Similar to time and people improvements, process improvements can deliver business value.
Will this opportunity eliminate an existing process flow?
If the current process is A to B to C but there is an opportunity to build a product taking A to C immediately, calculate what the business saves by eliminating B. This will typically be in the form of people or time, but it could also include physical space or training costs.
Using business value to set priorities
Your team can’t do everything. Even if you have a list of 100 amazing opportunities that will all drive business value, you have to set priorities.
Now that you have sized and understood the business value you can achieve, however, you can use that to prioritize effectively!
The easiest thing to do once you understand money, time, people, or process improvements is translate all of those into dollars. At the end of the day, the business needs to know that the investment they are making is going to generate more business.
Product managers should do this activity of collecting business value by working with their team, partner teams, stakeholders, and leadership to understand the size of each opportunity.
Example of using business value to make decisions
Let’s go through a basic example. At this point, you may find yourself with something simple like this:
|Opportunity||Value driver||Value generated (dollars)|
Now you may be thinking this is obvious — you should go after the opportunities that have the highest dollar amount and generate the most business value.
You could stop here, but you’d be missing a major component of why the product manager role is important; this is only one of the variables you need to consider.
The other is the level of effort. Level of effort (LOE) is how much work it is going to take the product team to deliver on that opportunity. You would work with your technology partners to understand how long it would take to build the opportunity you are looking to explore.

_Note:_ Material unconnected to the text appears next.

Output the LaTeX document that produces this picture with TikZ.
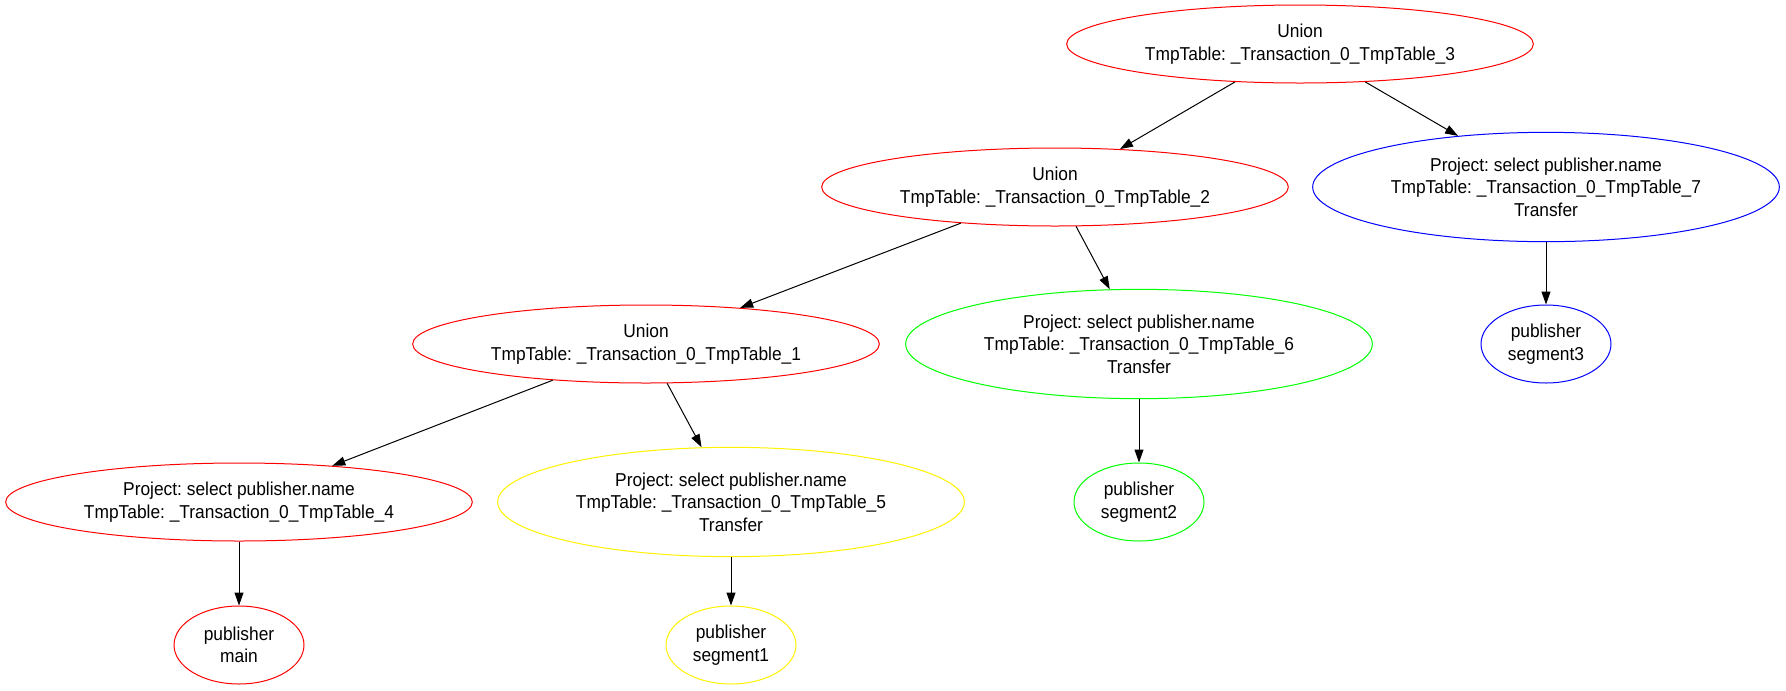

Many teams like to chart the value of the opportunity with the LOE on a chart to better compare across opportunities:
At this point, the product manager and team are ready to make a recommendation on what priorities need to be set. You may decide that the high-value, low-effort opportunities are the top priorities or you may look at high-value opportunities that need a bit more effort as investments that are worth making.
Now, you are ready to share results with your stakeholders and the teams that helped you gather the business value of your opportunities! You’ll use this time to get feedback on your recommendation.
Through this exercise, a product manager and their team can feel confident that they are focused on (and building) the right opportunities. These opportunities will hopefully solve the problem for their customer while also driving business value.